INSURRECTION IN IRELAND

Charles appointed an absentee, the earl of Leicester, in Wentworth's place as Lord Lieutenant of Ireland, but left real power to two lords justices, Borlase and Parsons, who sided with the parliamentary opposition to the monarchy in England. They used their position in Ireland to advance the interests of the New English, in terms of political power, economic advantage, and religious attitudes (low church, antiepiscopal, and vehemently anti-Catholic). They suspended the Irish parliament and blocked an issuance of further "Graces" that would benefit the Catholics. When the parliament met again in March 1642 there were no Catholics present.

In view of the developments in England and Ireland, which augured so poorly for the position of the Catholics in Ireland, many were attracted to the idea of a rising. Leading figures were Rory O'More, of the Leix family, who had been ousted from their holdings in the 1550s and Sir Phelim O'Neill, a member of the Irish parliament. Encouragement came from many Irish in the military service of continental kings and many Irish clergy on the Continent. A planned seizure of Dublin Castle on October 23, 1641, failed when a drunken participant revealed the plot.

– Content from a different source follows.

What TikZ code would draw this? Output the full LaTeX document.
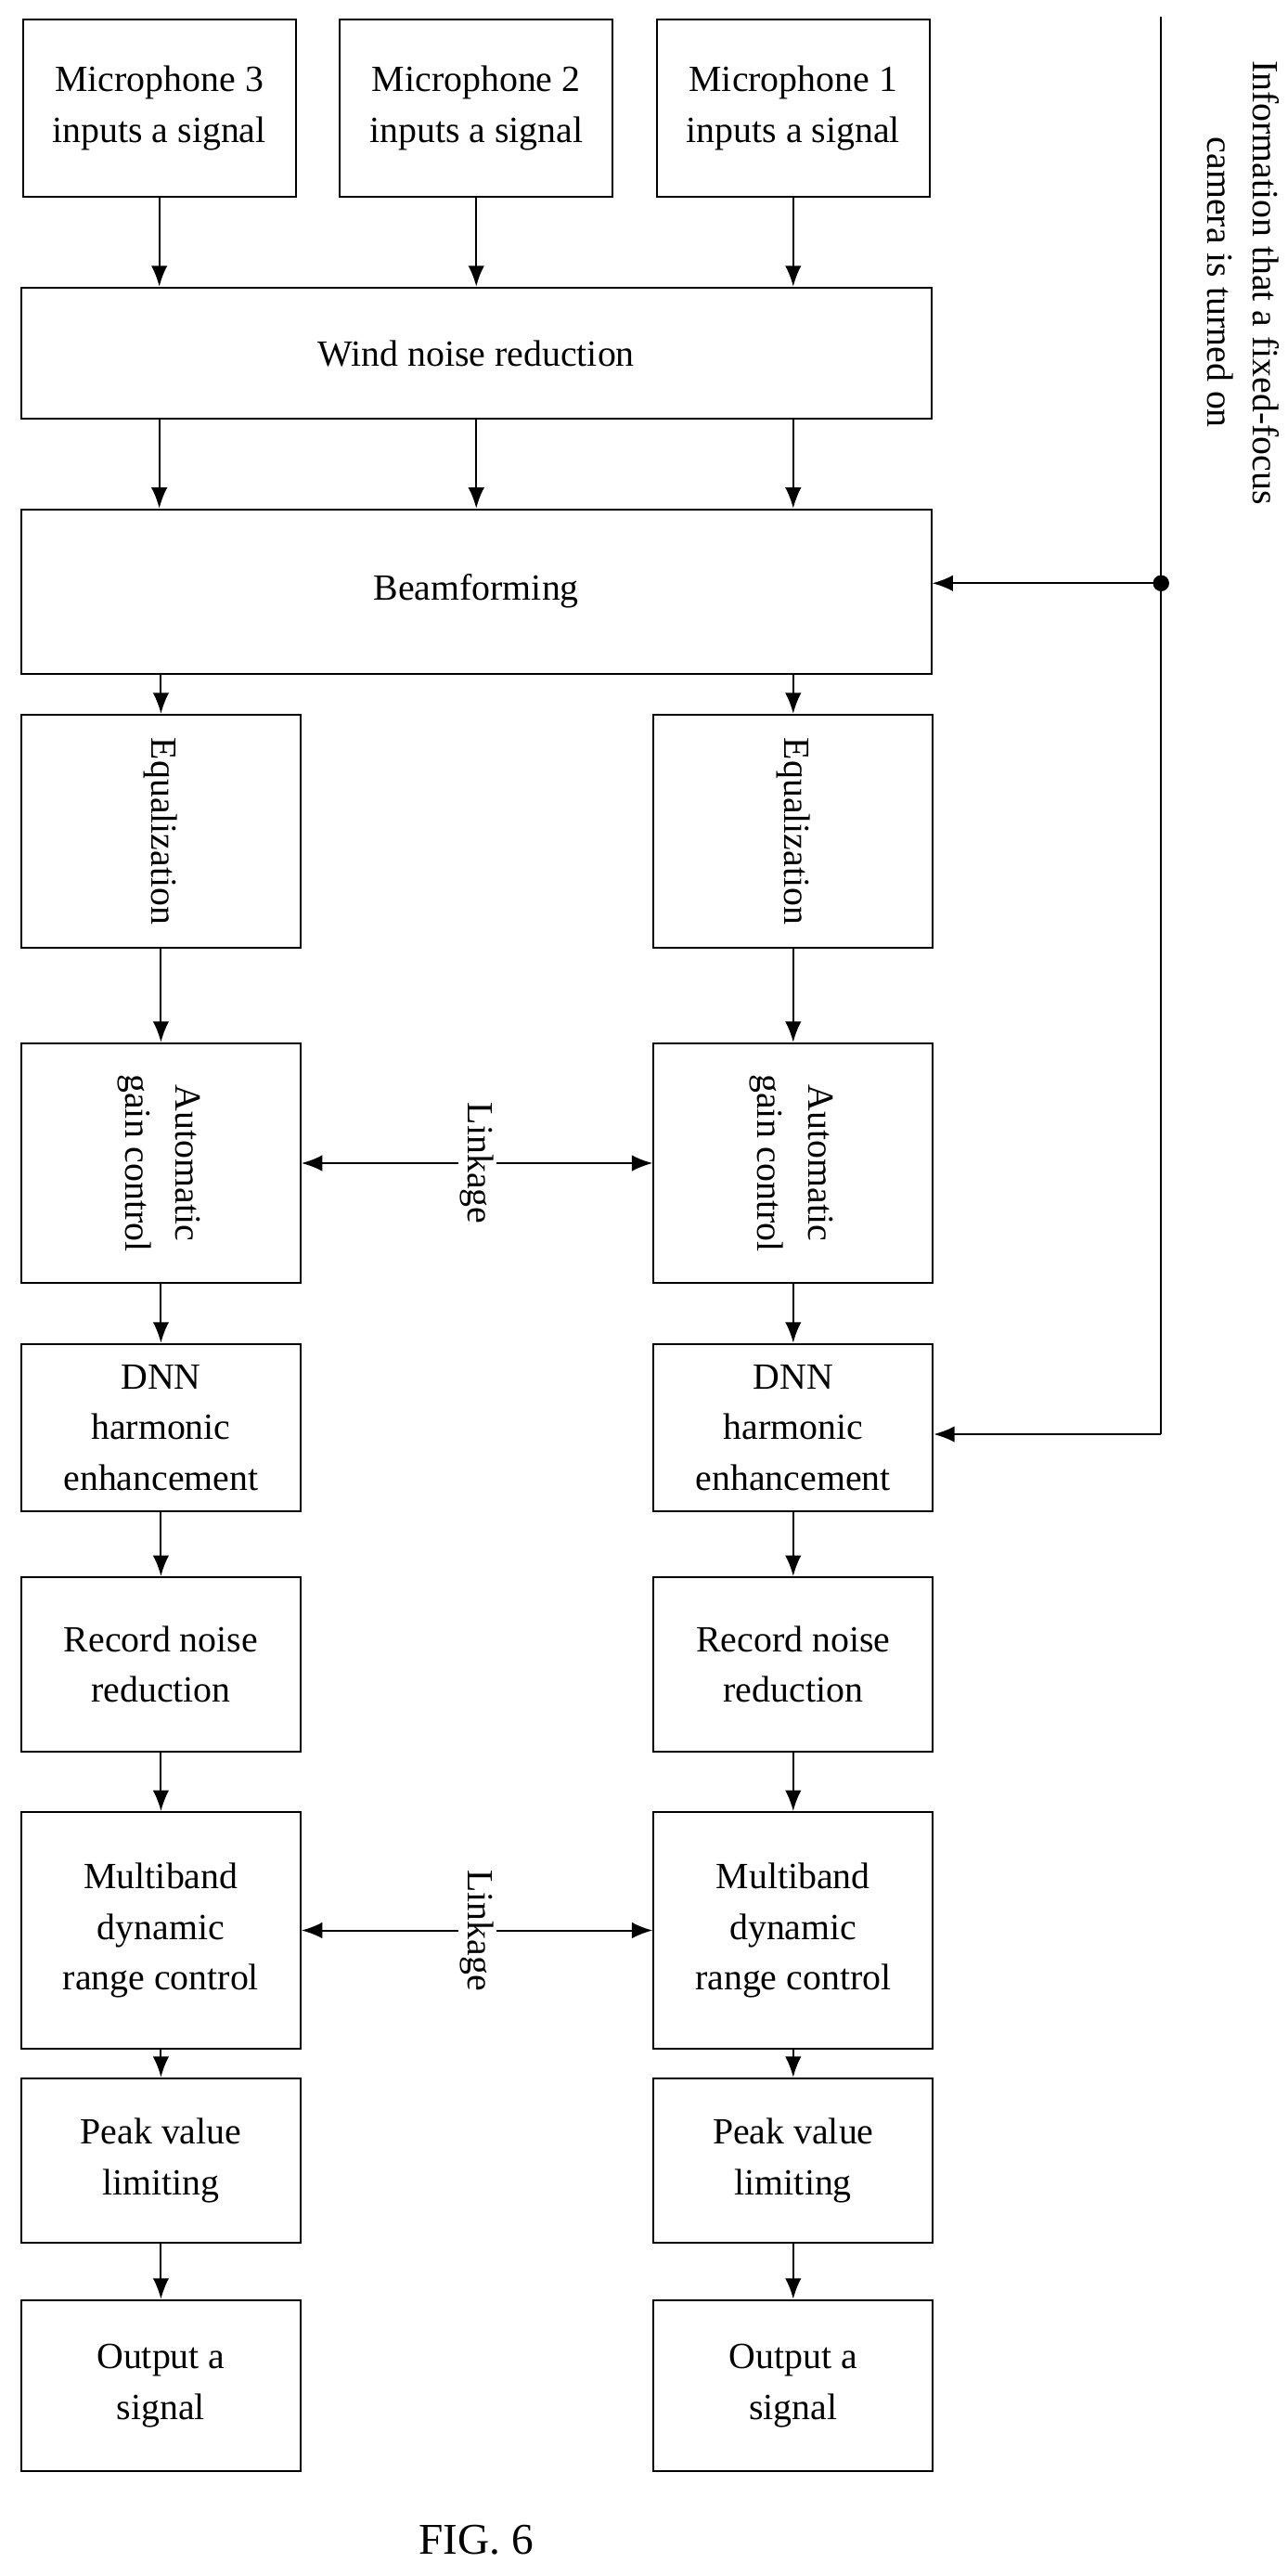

A rising did take place in Ulster that was directed at the settler population who had arrived since the Ulster Plantation. These Presbyterian Ulster Scots had earlier been under threat from Wentworth with his religious conformity policy. Now the native Irish Catholics had turned on them. Despite the admonitions of the Catholic leaders, such as Turlough O'Neill that no harm should come to the Scots, there were, as in many popular uprisings, numerous atrocities. Modest estimations would put the number killed at 4,000, but possibly twice that number died from exposure or lack of sustenance. The Catholics drove the Scots from holdings, which had been occupied by Catholics in the previous generation. The Catholic "gentry" leadership obviously hoped the uprising would result in their being restored to lands under familial control in earlier times. However, the refugees were able to obtain shelter in towns like Enniskillen, Coleraine, Londonderry, and Lisburne, whose fortifications held

Out against the rebels who tended to dominate the open country of the province. News of the uprising, and tales of the woes of refugees who came to Dublin and Drogheda, quickly made the tragedy appear even worse. It was not long before the number of victims in popular accounts exceeded by tens of thousands the total number of Protestants actually living in Ulster at the time. Over decades and even centuries the horrors of the uprising would be a major element in popular Ulster loyalist historiography.